Funny, Funny Stories From my days at Eden, P.D.

By Michael D. Martin, E.C.P.D. Retired

About the author...Michael Martin (pictured front row, far right in the 1981 photo) is a retired veteran of 25 years on the Eden City Police Department, and has penned a number of anecdotal writings recalling his experiences.

XLVII. The Mystery Solved

     Many years ago...actually, many many years ago...I was a child and my grandmother, Rosie Dehart Martin cared for me while my mother worked in the mills and my dad worked as a carpenter. One morning we were sitting around the floor furnace on a stool and I was telling my grandmother about my dad being a soldier, she already knew. and Rosie said "Poppy war a soldier too! Poppy fit the yankees..They sent poppy to a battle at a big mountain in Tennessee and poppy got hurt thar...they brung poppy back to Virginia and when he was well, poppy could not be a soldier no more. They tried to send poppy home but poppy would not go, so they made him a guard at the prisoner camp at Danville, Virginia and that's where poppy war when the war ended...
     

     Forty years later, I had visited poppa's grave in Patrick county many times, his stone was  donated by the daughters of the confederacy.

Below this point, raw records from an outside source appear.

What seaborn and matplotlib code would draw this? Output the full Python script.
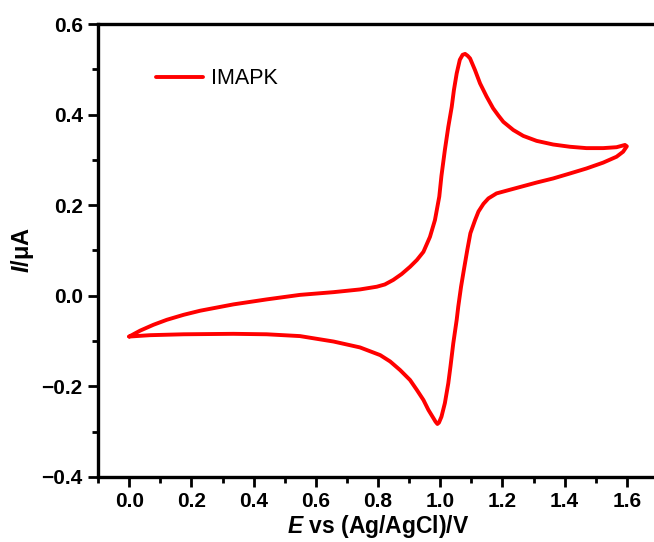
import matplotlib
matplotlib.use("Agg")
import matplotlib.pyplot as plt
from matplotlib.ticker import MultipleLocator
import pandas as pd
import seaborn as sns

# Cyclic voltammogram: forward (anodic) scan then reverse (cathodic) scan
forward_E = [0.000, 0.035, 0.078, 0.121, 0.175, 0.228, 0.335, 0.442, 0.549, 0.657,
             0.742, 0.796, 0.822, 0.849, 0.876, 0.903, 0.925, 0.946, 0.967, 0.983,
             0.997, 1.004, 1.015, 1.026, 1.037, 1.044, 1.053, 1.063, 1.072, 1.080,
             1.088, 1.096, 1.112, 1.128, 1.149, 1.170, 1.187, 1.203, 1.235, 1.267,
             1.310, 1.363, 1.417, 1.470, 1.524, 1.567, 1.594, 1.600]
forward_I = [-0.090, -0.077, -0.064, -0.053, -0.042, -0.033, -0.019, -0.008, 0.002, 0.008,
             0.014, 0.020, 0.025, 0.035, 0.048, 0.064, 0.079, 0.097, 0.130, 0.167,
             0.219, 0.265, 0.322, 0.373, 0.417, 0.454, 0.491, 0.521, 0.532, 0.534,
             0.530, 0.524, 0.498, 0.469, 0.440, 0.414, 0.398, 0.384, 0.366, 0.353,
             0.342, 0.334, 0.329, 0.326, 0.326, 0.328, 0.333, 0.330]
reverse_E = [1.588, 1.567, 1.524, 1.470, 1.417, 1.363, 1.310, 1.256, 1.213, 1.181,
             1.155, 1.139, 1.123, 1.112, 1.097, 1.087, 1.076, 1.067, 1.058, 1.053,
             1.042, 1.033, 1.026, 1.015, 1.004, 0.996, 0.991, 0.985, 0.978, 0.962,
             0.946, 0.925, 0.903, 0.871, 0.839, 0.807, 0.742, 0.657, 0.549, 0.442,
             0.335, 0.175, 0.067, 0.000]
reverse_I = [0.318, 0.307, 0.294, 0.281, 0.270, 0.259, 0.250, 0.240, 0.232, 0.226,
             0.215, 0.203, 0.186, 0.167, 0.138, 0.101, 0.057, 0.020, -0.024, -0.053,
             -0.105, -0.156, -0.193, -0.237, -0.267, -0.280, -0.283, -0.278, -0.270, -0.252,
             -0.230, -0.208, -0.186, -0.164, -0.145, -0.131, -0.114, -0.101, -0.089, -0.085,
             -0.084, -0.085, -0.087, -0.090]

x_ticks = [0.0, 0.2, 0.4, 0.6, 0.8, 1.0, 1.2, 1.4, 1.6]
y_ticks = [-0.4, -0.2, 0.0, 0.2, 0.4, 0.6]
series_name = "IMAPK"

df = pd.DataFrame({
    "E": forward_E + reverse_E,
    "I": forward_I + reverse_I,
    "sample": series_name,
})

sns.set_style("ticks")
plt.rcParams["font.family"] = ["Liberation Sans", "DejaVu Sans"]
plt.rcParams["mathtext.fontset"] = "custom"
plt.rcParams["mathtext.it"] = "Liberation Sans:italic:bold"
plt.rcParams["mathtext.rm"] = "Liberation Sans:bold"
for key in ["text.color", "axes.labelcolor", "xtick.color", "ytick.color", "axes.edgecolor"]:
    plt.rcParams[key] = "black"
plt.rcParams["lines.solid_joinstyle"] = "round"

fig = plt.figure(figsize=(6.54, 5.42), dpi=100)
ax = fig.add_axes([0.150, 0.120, 1.006 - 0.150, 0.9557 - 0.120])

sns.lineplot(data=df, x="E", y="I", hue="sample", palette=["#ff0000"],
             sort=False, estimator=None, linewidth=2.8, ax=ax)
for line in ax.get_lines():
    line.set_solid_joinstyle("round")
    line.set_solid_capstyle("round")

ax.set_xlim(-0.1, 1.7)
ax.set_ylim(-0.4, 0.6)
ax.set_xticks(x_ticks)
ax.set_yticks(y_ticks)
ax.set_xticklabels([f"{v:.1f}" for v in x_ticks])
ax.set_yticklabels([f"{v:.1f}".replace("-", "\u2212") for v in y_ticks])
ax.xaxis.set_minor_locator(MultipleLocator(0.1))
ax.yaxis.set_minor_locator(MultipleLocator(0.1))

for side in ["left", "bottom", "top"]:
    ax.spines[side].set_linewidth(2.4)
    ax.spines[side].set_color("black")
ax.spines["right"].set_visible(False)

ax.tick_params(axis="both", which="major", direction="out", length=7, width=2.0,
               labelsize=15, pad=4, colors="black")
ax.tick_params(axis="both", which="minor", direction="out", length=4, width=2.0)
for lab in ax.get_xticklabels() + ax.get_yticklabels():
    lab.set_fontweight("bold")

ax.set_xlabel(r"$E$ vs (Ag/AgCl)/V", fontsize=16.5, fontweight="bold", labelpad=1)
ax.set_ylabel(r"$I$/μA", fontsize=17, fontweight="bold", labelpad=4)

leg = ax.legend(loc="center left", bbox_to_anchor=(0.1036, 0.879), frameon=False,
                fontsize=15.5, handlelength=2.2, handletextpad=0.33, borderpad=0,
                borderaxespad=0)
for line in leg.get_lines():
    line.set_linewidth(2.8)

fig.savefig("out.png", dpi=100)
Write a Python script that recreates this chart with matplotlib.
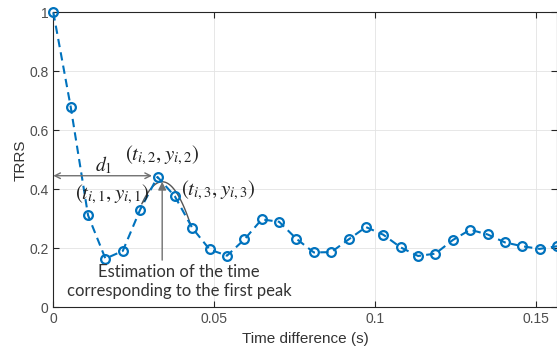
import matplotlib
matplotlib.use("Agg")
import matplotlib.pyplot as plt
import numpy as np

dt = 0.0054
trrs = [1.0, 0.68, 0.312, 0.165, 0.191, 0.331, 0.442, 0.376, 0.269, 0.196,
        0.175, 0.230, 0.298, 0.290, 0.232, 0.186, 0.187, 0.230, 0.272, 0.246,
        0.203, 0.174, 0.182, 0.228, 0.263, 0.247, 0.220, 0.207, 0.198, 0.207]
t = np.arange(len(trrs)) * dt
trrs = np.array(trrs)

xticks = [0, 0.05, 0.1, 0.15]
xticklabels = ["0", "0.05", "0.1", "0.15"]
yticks = [0, 0.2, 0.4, 0.6, 0.8, 1]
yticklabels = ["0", "0.2", "0.4", "0.6", "0.8", "1"]

plt.rcParams["font.family"] = ["Liberation Sans", "DejaVu Sans"]
plt.rcParams["mathtext.fontset"] = "stix"

fig = plt.figure(figsize=(5.57, 3.52), dpi=100)
ax = fig.add_axes([0.0957, 0.127, 0.9043, 0.838])

blue = "#0072BD"
ax.plot(t, trrs, linestyle="--", color=blue, lw=1.5, dashes=(4, 2.5),
        marker="o", ms=6.3, mfc="none", mec=blue, mew=1.6, zorder=3,
        clip_on=False)

# quadratic fit around the first peak (samples 5..8)
pk = slice(5, 9)
u = np.arange(4) - 1
c2, c1, c0 = np.polyfit(u, trrs[pk], 2)
uu = np.linspace(-0.9, 1.9, 100)
ax.plot(t[6] + uu * dt, c0 + c1 * uu + c2 * uu**2, color="#555555", lw=1.0, zorder=2)
u_peak = -c1 / (2 * c2)
t_peak = t[6] + u_peak * dt
y_peak = c0 + c1 * u_peak + c2 * u_peak**2

grey = "#707070"
# estimation arrow
ax.annotate("", xy=(t_peak, y_peak), xytext=(t_peak, 0.16),
            arrowprops=dict(arrowstyle="-|>", color=grey, lw=1.0,
                            mutation_scale=12, shrinkA=0, shrinkB=0))
ax.text(0.0391, 0.087, "Estimation of the time\ncorresponding to the first peak",
        ha="center", va="center", fontsize=12, family=["Lato", "DejaVu Sans"],
        color="#333333", linespacing=1.2)

# d1 arrow
ax.annotate("", xy=(0, 0.446), xytext=(t[6], 0.446),
            arrowprops=dict(arrowstyle="<->", color=grey, lw=1.0,
                            mutation_scale=10, shrinkA=4, shrinkB=0))
ax.text(0.0155, 0.482, r"$d_1$", ha="center", va="center", fontsize=14, color="#222222")

ax.text(0.0338, 0.516, r"$(t_{i,2}, y_{i,2})$", ha="center", va="center",
        fontsize=15, color="#222222")
ax.text(0.0184, 0.382, r"$(t_{i,1}, y_{i,1})$", ha="center", va="center",
        fontsize=15, color="#222222")
ax.text(0.0512, 0.397, r"$(t_{i,3}, y_{i,3})$", ha="center", va="center",
        fontsize=15, color="#222222")

ax.set_xlim(0, 0.1566)
ax.set_ylim(0, 1)
ax.set_xticks(xticks, xticklabels)
ax.set_yticks(yticks, yticklabels)
ax.tick_params(direction="in", length=4, width=0.8, top=True, right=True,
               labelsize=10, colors="#262626", labelcolor="#4d4d4d")
ax.grid(True, color="#e3e3e3", lw=0.6)
ax.set_axisbelow(True)
for s in ax.spines.values():
    s.set_color("#262626")
    s.set_linewidth(0.8)

ax.set_xlabel("Time difference (s)", fontsize=11, color="#333333")
ax.set_ylabel("TRRS", fontsize=11, color="#333333", labelpad=1)

fig.savefig("out.png", dpi=100)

It said    A.J. Martin   Co-I   6TH VA. RES. CSA and I ordered a book from the Eden Library "a compendium of Virginia Military Organization, 1861-1865" it showed that the sixth Virginia Reserves were presented to Govenor Wise in November of 1864 and were to be used in battle only if the war came to Virginia....duh!!

     

     For twenty years, I had a mystery. I had poppa's application for benefits as a Virginia soldier and in his own handwriting, he swore he had been a soldier of Virginia for eighteen months, but the compendium of Virginia said that the sixth Virginia reserves had ben mustered into service in November 1864. There was twelve months missing. It was a mystery for ten years or more. I looked everywhere and found it by accident, I had a great great uncle, Jesse Greene DeHart who was killed, serving with company A of the 24th Virginia as they made the great charge at Gettysburg, I found him in the archives and I decided to look further for more DeHart boys...what I found was...Andrew J. Martin   Patrick County, twelve mos. service Company H

24th Virginia Volunteers...Kemper's Brigade. After a hundred and fifty years, I found the missing year....poppy is buried under the wrong tombstone, 24th Virginia was sent to Lookout Mtn. with  Longstreet to assist Bragg in holding Tennessee for the Confederacy, Nov. 1863.